### To be done
Omit all images. Transcribe the rest of the material below exactly.
== Information supplied
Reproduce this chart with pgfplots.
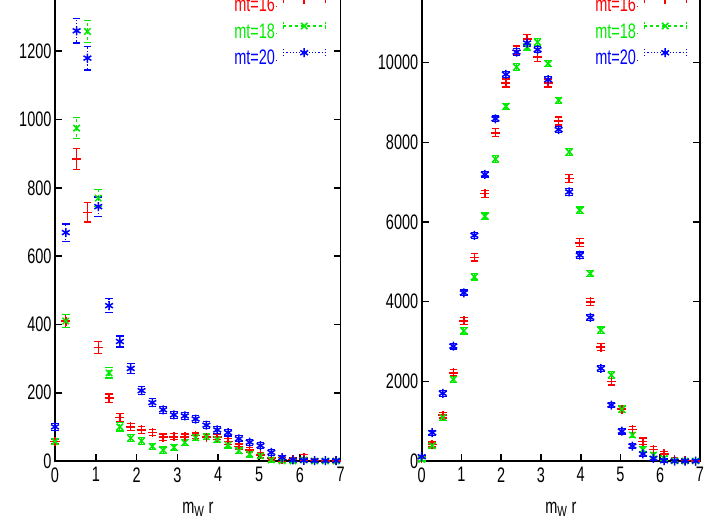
\documentclass[border=0pt]{standalone}
\usepackage{pgfplots}
\pgfplotsset{compat=1.18}
\usepackage{pgfplotstable}
\usepackage{fontspec}
\setmainfont{Liberation Sans}[FakeStretch=0.69]
\definecolor{gpred}{RGB}{255,0,0}
\definecolor{gpgreen}{RGB}{0,235,0}
\definecolor{gpblue}{RGB}{0,0,255}

% left panel
\pgfplotstableread{
x y e
0 57 5
0.265 410 20
0.53 885 31
0.795 728 28
1.06 332 18
1.325 184 12
1.59 128 12
1.855 100 10
2.12 91 10
2.385 84 9
2.65 70 9
2.915 71 9
3.18 71 8
3.445 74 8
3.71 70 8
3.975 70 8
4.24 57 8
4.505 42 8
4.77 32 7
5.035 18 8
5.3 9 6
5.565 4 6
5.83 4 6
6.095 10 8
6.36 2 5
6.625 0 3
6.89 0 3
}\LR
\pgfplotstableread{
x y e
0 57 8
0.265 410 20
0.53 975 31
0.795 1258 33
1.06 770 25
1.325 258 15
1.59 100 12
1.855 67 10
2.12 59 10
2.385 43 9
2.65 32 9
2.915 40 9
3.18 54 9
3.445 68 9
3.71 71 9
3.975 63 9
4.24 47 9
4.505 30 8
4.77 20 8
5.035 15 8
5.3 3 6
5.565 0 5
5.83 0 5
6.095 3 5
6.36 0 3
6.625 0 3
6.89 0 3
}\LG
\pgfplotstableread{
x y e
0 100 10
0.265 669 25
0.53 1260 36
0.795 1180 35
1.06 745 28
1.325 455 20
1.59 350 16
1.855 271 14
2.12 206 12
2.385 171 11
2.65 150 10
2.915 135 10
3.18 132 10
3.445 123 10
3.71 105 10
3.975 91 10
4.24 83 10
4.505 65 9
4.77 55 9
5.035 45 9
5.3 25 8
5.565 10 6
5.83 3 5
6.095 2 4
6.36 1 3
6.625 1 3
6.89 1 3
}\LB
% right panel
\pgfplotstableread{
x y e
0 60 40
0.265 415 60
0.53 1150 70
0.795 2215 80
1.06 3520 90
1.325 5110 90
1.59 6710 90
1.855 8240 100
2.12 9490 100
2.385 10310 110
2.65 10600 110
2.915 10140 110
3.18 9490 100
3.445 8535 100
3.71 7090 100
3.975 5476 100
4.24 3996 90
4.505 2860 90
4.77 1990 80
5.035 1300 80
5.3 790 80
5.565 495 80
5.83 293 70
6.095 176 70
6.36 42 50
6.625 10 30
6.89 0 20
}\RR
\pgfplotstableread{
x y e
0 40 40
0.265 385 60
0.53 1096 70
0.795 2049 80
1.06 3268 80
1.325 4623 80
1.59 6145 80
1.855 7580 80
2.12 8904 80
2.385 9890 80
2.65 10392 90
2.915 10517 90
3.18 9975 80
3.445 9054 80
3.71 7758 80
3.975 6295 80
4.24 4708 80
4.505 3286 80
4.77 2157 80
5.035 1300 80
5.3 652 70
5.565 285 70
5.83 150 60
6.095 67 50
6.36 5 30
6.625 0 20
6.89 0 20
}\RG
\pgfplotstableread{
x y e
0 108 40
0.265 710 60
0.53 1698 70
0.795 2884 70
1.06 4221 70
1.325 5665 70
1.59 7198 70
1.855 8590 70
2.12 9707 70
2.385 10266 80
2.65 10492 80
2.915 10326 80
3.18 9573 80
3.445 8320 80
3.71 6755 80
3.975 5167 80
4.24 3604 80
4.505 2325 70
4.77 1405 70
5.035 748 70
5.3 376 60
5.565 176 60
5.83 67 50
6.095 8 40
6.36 0 30
6.625 0 20
6.89 0 20
}\RB

\pgfplotsset{
  gpaxis/.style={
    scale only axis, enlargelimits=false,
    xmin=0, xmax=7, ymin=0, xtick={0,...,7},
    axis line style={line width=1.6bp},
    tick style={line width=1.6bp, black},
    major tick length=7bp, tick align=inside,
    clip=false, scaled y ticks=false,
    font=\fontsize{21bp}{25bp}\selectfont,
    xticklabel style={yshift=-3bp},
    /pgf/number format/assume math mode=true,
    /pgf/number format/1000 sep={},
    every axis x label/.style={at={(axis description cs:0.5,0)}, anchor=base, yshift=-52bp},
    xlabel={m\textsubscript{W} r},
    legend cell align=right,
    legend plot pos=right,
    legend style={draw=none, fill=none, inner sep=0pt, row sep=5bp,
      nodes={inner sep=1bp, text height=14.5bp, text depth=4bp},
      at={(#1,0.975)}, anchor=north east},
  },
  gpleg/.style n args={3}{legend image code/.code={
    \path (0bp,0bp) -- (1bp,0bp);
    \draw[#1, line width=1.2bp, #3] (7bp,7bp) -- (49bp,7bp)
       (7bp,3.5bp) -- (7bp,10.5bp) (49bp,3.5bp) -- (49bp,10.5bp);
    \begin{scope}[shift={(28bp,7bp)}, #1, line width=1.5bp, solid]
      \pgfsetplotmarksize{4.5bp}\pgfuseplotmark{#2}
    \end{scope}
  }},
  gpser/.style n args={3}{only marks, color=#1, mark=#2, mark size=4.5bp,
    mark options={solid, line width=1.5bp, #1},
    gpleg={#1}{#2}{#3},
    error bars/.cd, y dir=both, y explicit,
    error bar style={line width=1.2bp, #1, #3},
    error mark options={rotate=90, mark size=3.8bp, line width=1.2bp, #1, solid}},
}

\begin{document}
\begin{tikzpicture}
\begin{axis}[gpaxis=0.9486, at={(55bp,59bp)}, anchor=south west,
  width=285.7bp, height=478bp, ymax=1400, ytick={0,200,...,1200}]
\addplot[gpser={gpred}{+}{solid}] table[x=x, y=y, y error=e] {\LR};
\addlegendentry{\textcolor{gpred}{mt=16}}
\addplot[gpser={gpgreen}{x}{dashed}] table[x=x, y=y, y error=e] {\LG};
\addlegendentry{\textcolor{gpgreen}{mt=18}}
\addplot[gpser={gpblue}{asterisk}{dotted}] table[x=x, y=y, y error=e] {\LB};
\addlegendentry{\textcolor{gpblue}{mt=20}}
\end{axis}
\begin{axis}[gpaxis=0.9533, at={(421.7bp,59bp)}, anchor=south west,
  width=278.3bp, height=478bp, ymax=12000, ytick={0,2000,...,10000}]
\addplot[gpser={gpred}{+}{solid}] table[x=x, y=y, y error=e] {\RR};
\addlegendentry{\textcolor{gpred}{mt=16}}
\addplot[gpser={gpgreen}{x}{dashed}] table[x=x, y=y, y error=e] {\RG};
\addlegendentry{\textcolor{gpgreen}{mt=18}}
\addplot[gpser={gpblue}{asterisk}{dotted}] table[x=x, y=y, y error=e] {\RB};
\addlegendentry{\textcolor{gpblue}{mt=20}}
\end{axis}
\pgfresetboundingbox
\path[use as bounding box] (0bp,0bp) rectangle (720bp,520bp);
\end{tikzpicture}
\end{document}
====
### The response
Reproduce this chart with pgfplots.
\documentclass[border=0pt]{standalone}
\usepackage{pgfplots}
\pgfplotsset{compat=1.18}
\usepackage{pgfplotstable}
\usepackage{fontspec}
\setmainfont{Liberation Sans}[FakeStretch=0.69]
\definecolor{gpred}{RGB}{255,0,0}
\definecolor{gpgreen}{RGB}{0,235,0}
\definecolor{gpblue}{RGB}{0,0,255}

% left panel
\pgfplotstableread{
x y e
0 57 5
0.265 410 20
0.53 885 31
0.795 728 28
1.06 332 18
1.325 184 12
1.59 128 12
1.855 100 10
2.12 91 10
2.385 84 9
2.65 70 9
2.915 71 9
3.18 71 8
3.445 74 8
3.71 70 8
3.975 70 8
4.24 57 8
4.505 42 8
4.77 32 7
5.035 18 8
5.3 9 6
5.565 4 6
5.83 4 6
6.095 10 8
6.36 2 5
6.625 0 3
6.89 0 3
}\LR
\pgfplotstableread{
x y e
0 57 8
0.265 410 20
0.53 975 31
0.795 1258 33
1.06 770 25
1.325 258 15
1.59 100 12
1.855 67 10
2.12 59 10
2.385 43 9
2.65 32 9
2.915 40 9
3.18 54 9
3.445 68 9
3.71 71 9
3.975 63 9
4.24 47 9
4.505 30 8
4.77 20 8
5.035 15 8
5.3 3 6
5.565 0 5
5.83 0 5
6.095 3 5
6.36 0 3
6.625 0 3
6.89 0 3
}\LG
\pgfplotstableread{
x y e
0 100 10
0.265 669 25
0.53 1260 36
0.795 1180 35
1.06 745 28
1.325 455 20
1.59 350 16
1.855 271 14
2.12 206 12
2.385 171 11
2.65 150 10
2.915 135 10
3.18 132 10
3.445 123 10
3.71 105 10
3.975 91 10
4.24 83 10
4.505 65 9
4.77 55 9
5.035 45 9
5.3 25 8
5.565 10 6
5.83 3 5
6.095 2 4
6.36 1 3
6.625 1 3
6.89 1 3
}\LB
% right panel
\pgfplotstableread{
x y e
0 60 40
0.265 415 60
0.53 1150 70
0.795 2215 80
1.06 3520 90
1.325 5110 90
1.59 6710 90
1.855 8240 100
2.12 9490 100
2.385 10310 110
2.65 10600 110
2.915 10140 110
3.18 9490 100
3.445 8535 100
3.71 7090 100
3.975 5476 100
4.24 3996 90
4.505 2860 90
4.77 1990 80
5.035 1300 80
5.3 790 80
5.565 495 80
5.83 293 70
6.095 176 70
6.36 42 50
6.625 10 30
6.89 0 20
}\RR
\pgfplotstableread{
x y e
0 40 40
0.265 385 60
0.53 1096 70
0.795 2049 80
1.06 3268 80
1.325 4623 80
1.59 6145 80
1.855 7580 80
2.12 8904 80
2.385 9890 80
2.65 10392 90
2.915 10517 90
3.18 9975 80
3.445 9054 80
3.71 7758 80
3.975 6295 80
4.24 4708 80
4.505 3286 80
4.77 2157 80
5.035 1300 80
5.3 652 70
5.565 285 70
5.83 150 60
6.095 67 50
6.36 5 30
6.625 0 20
6.89 0 20
}\RG
\pgfplotstableread{
x y e
0 108 40
0.265 710 60
0.53 1698 70
0.795 2884 70
1.06 4221 70
1.325 5665 70
1.59 7198 70
1.855 8590 70
2.12 9707 70
2.385 10266 80
2.65 10492 80
2.915 10326 80
3.18 9573 80
3.445 8320 80
3.71 6755 80
3.975 5167 80
4.24 3604 80
4.505 2325 70
4.77 1405 70
5.035 748 70
5.3 376 60
5.565 176 60
5.83 67 50
6.095 8 40
6.36 0 30
6.625 0 20
6.89 0 20
}\RB

\pgfplotsset{
  gpaxis/.style={
    scale only axis, enlargelimits=false,
    xmin=0, xmax=7, ymin=0, xtick={0,...,7},
    axis line style={line width=1.6bp},
    tick style={line width=1.6bp, black},
    major tick length=7bp, tick align=inside,
    clip=false, scaled y ticks=false,
    font=\fontsize{21bp}{25bp}\selectfont,
    xticklabel style={yshift=-3bp},
    /pgf/number format/assume math mode=true,
    /pgf/number format/1000 sep={},
    every axis x label/.style={at={(axis description cs:0.5,0)}, anchor=base, yshift=-52bp},
    xlabel={m\textsubscript{W} r},
    legend cell align=right,
    legend plot pos=right,
    legend style={draw=none, fill=none, inner sep=0pt, row sep=5bp,
      nodes={inner sep=1bp, text height=14.5bp, text depth=4bp},
      at={(#1,0.975)}, anchor=north east},
  },
  gpleg/.style n args={3}{legend image code/.code={
    \path (0bp,0bp) -- (1bp,0bp);
    \draw[#1, line width=1.2bp, #3] (7bp,7bp) -- (49bp,7bp)
       (7bp,3.5bp) -- (7bp,10.5bp) (49bp,3.5bp) -- (49bp,10.5bp);
    \begin{scope}[shift={(28bp,7bp)}, #1, line width=1.5bp, solid]
      \pgfsetplotmarksize{4.5bp}\pgfuseplotmark{#2}
    \end{scope}
  }},
  gpser/.style n args={3}{only marks, color=#1, mark=#2, mark size=4.5bp,
    mark options={solid, line width=1.5bp, #1},
    gpleg={#1}{#2}{#3},
    error bars/.cd, y dir=both, y explicit,
    error bar style={line width=1.2bp, #1, #3},
    error mark options={rotate=90, mark size=3.8bp, line width=1.2bp, #1, solid}},
}

\begin{document}
\begin{tikzpicture}
\begin{axis}[gpaxis=0.9486, at={(55bp,59bp)}, anchor=south west,
  width=285.7bp, height=478bp, ymax=1400, ytick={0,200,...,1200}]
\addplot[gpser={gpred}{+}{solid}] table[x=x, y=y, y error=e] {\LR};
\addlegendentry{\textcolor{gpred}{mt=16}}
\addplot[gpser={gpgreen}{x}{dashed}] table[x=x, y=y, y error=e] {\LG};
\addlegendentry{\textcolor{gpgreen}{mt=18}}
\addplot[gpser={gpblue}{asterisk}{dotted}] table[x=x, y=y, y error=e] {\LB};
\addlegendentry{\textcolor{gpblue}{mt=20}}
\end{axis}
\begin{axis}[gpaxis=0.9533, at={(421.7bp,59bp)}, anchor=south west,
  width=278.3bp, height=478bp, ymax=12000, ytick={0,2000,...,10000}]
\addplot[gpser={gpred}{+}{solid}] table[x=x, y=y, y error=e] {\RR};
\addlegendentry{\textcolor{gpred}{mt=16}}
\addplot[gpser={gpgreen}{x}{dashed}] table[x=x, y=y, y error=e] {\RG};
\addlegendentry{\textcolor{gpgreen}{mt=18}}
\addplot[gpser={gpblue}{asterisk}{dotted}] table[x=x, y=y, y error=e] {\RB};
\addlegendentry{\textcolor{gpblue}{mt=20}}
\end{axis}
\pgfresetboundingbox
\path[use as bounding box] (0bp,0bp) rectangle (720bp,520bp);
\end{tikzpicture}
\end{document}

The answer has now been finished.